What's in a Decade?
Tracking Ownership and Land Cover in Grant County, Wisconsin 2014-2023
Tracking Ownership and Land Cover in Grant County, Wisconsin 2014-2023
Grant County in the Driftless Area of Wisconsin
Grant County sits in the heart of the Driftless Area of Wisconsin between the Mississippi and Wisconsin Rivers. The landscape here is dendritic and riverine because glaciers did not reach it during the most recent glacial period.
Much of the Midwest is characterized by flat expanses well situated for large fields of row crops. In the Driftless Area though, steep slopes and many meandering streams have forced farmers to adapt their practices to its uniquely rugged topography.
Chart adapted from MacDonald, 2020
At a national level, cropland has become increasingly consolidated since the 1980's, meaning agricultural production has been gradually shifting onto larger farming operations.
However, the livestock and pasture sectors have not seen this trend. Pasture land and beef cow/calf operations are shifting onto smaller farms.
Those two sectors are prominent in Grant County. In 2022, it was ranked #1 for the county in Wisconsin with the highest market value of cattle/calves and 27% of the land in the county is pasture/grassland. While other cropland (including corn, soy, alfalfa, tobacco) is still prominent, the steep slopes and floodplains in the area make extensive row cropping difficult.
Land cover of Grant County, 2023
Before the establishment of present-day land ownership in Grant County, the land was inhabited by Ho-Chunk, Kickapoo, Sauk, Fox and other Native peoples, who were forcibly removed through a series of treaties and government actions, reshaping the landscape into the property boundaries we recognize today.
Today, land is owned by federal, state, municipal, tribal and private entities. 88% of Grant County is owned by private, mostly rural owners.
Most of the rural land is dedicated to agricultural production, mostly on small family farms.
94% of the farms are considered 'family farms' by the US Department of Agriculture.
According to the last five USDA Censuses of Agriculture (these are taken once every five years), approximately 80% of farms in Grant County have consistently between 10 and 500 acres.
Farm size distribution from 2002 to 2022 and an example of rural property sizes (these are real properties) in Grant County in 2023.
Another process in agricultural areas is cropland expansion, which causes conversion of grasslands and other ecosystems. Between 2008 and 2016, cropland expansion occurred at an estimated 1 million acres per year in the US.
As an example for trends in land cover change in other areas of the Midwest, Brown County South Dakota, in the heart of the Great Plains is a county with high rates of cropland expansion (especially from grasslands to row crops) since 2008.
Comparison of land cover trends between Grant County in Wisconsin and Brown County in South Dakota.
Grant County has both more pasture and forest land generally and has seen gentler trends in land cover change.
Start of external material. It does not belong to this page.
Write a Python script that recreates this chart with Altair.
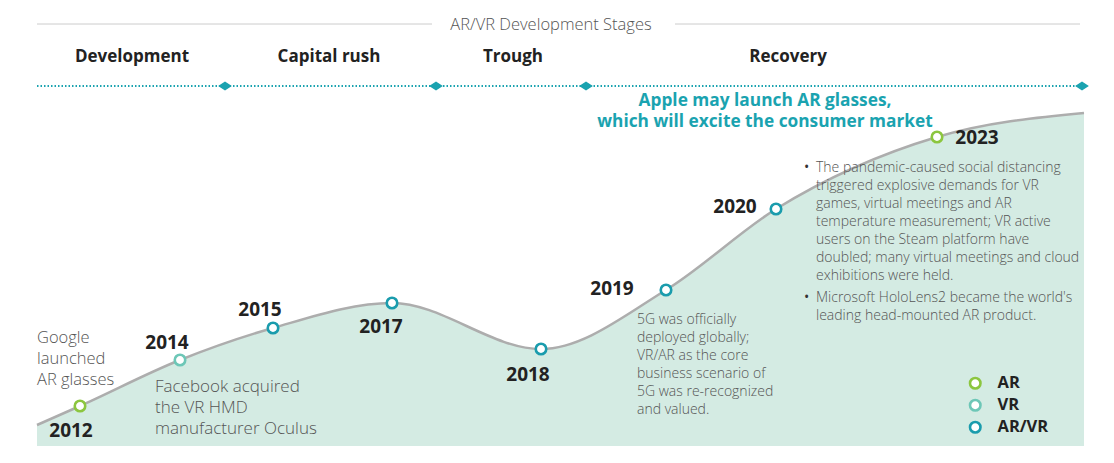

Since 2020, there has been a slight increase in 'natural' land cover (mostly from increases in pasture).
Consolidation and cropland expansion are pieces of two types of related change: change in ownership and change in land use/land cover. Understanding these factors can help scientists, policy makers and communities assess land use patterns, conservation potential, and socio-ecological dynamics.
Just because there isn't drastic consolidation and cropland expansion is Grant County, does that mean that land ownership and cover generally have been stable through time?
Using publicly available tax parcel data, we can check whether a parcel has been owned by the same entity through time.
Land cover categories from the CDL are generalized to four categories: cultivated, natural, developed, and other. The stability scores of the pixels are aggregated to a parcel level using the mean value.
Combining that with land cover through time from the USDA Cropland Data Layer, we can compare trends in similarity. Owner names have clear spikes at 1 (same owner for past decade), and most parcels have similarity scores greater than .43. Most land cover has been in the same category for at least half of the decade.
We can use parcel geometries to map the relationship between stable land cover and ownership since 2014.
This data can be a resource for further questions and conclusions:
In Grant County, the landscape is characterized by a dominance of small rural properties with both ownership and land cover stability over the past decade. However, stability does not inherently mean long term ecologically beneficial practices. Stable land could mean a farmer has kept a wooded area out of production, but it could also mean they kept the land in monoculture corn/soy rotations. Understanding the nuances of land use within this stability will help guide future conservation efforts and ensure that agricultural practices in Grant County support both economic viability and ecological health.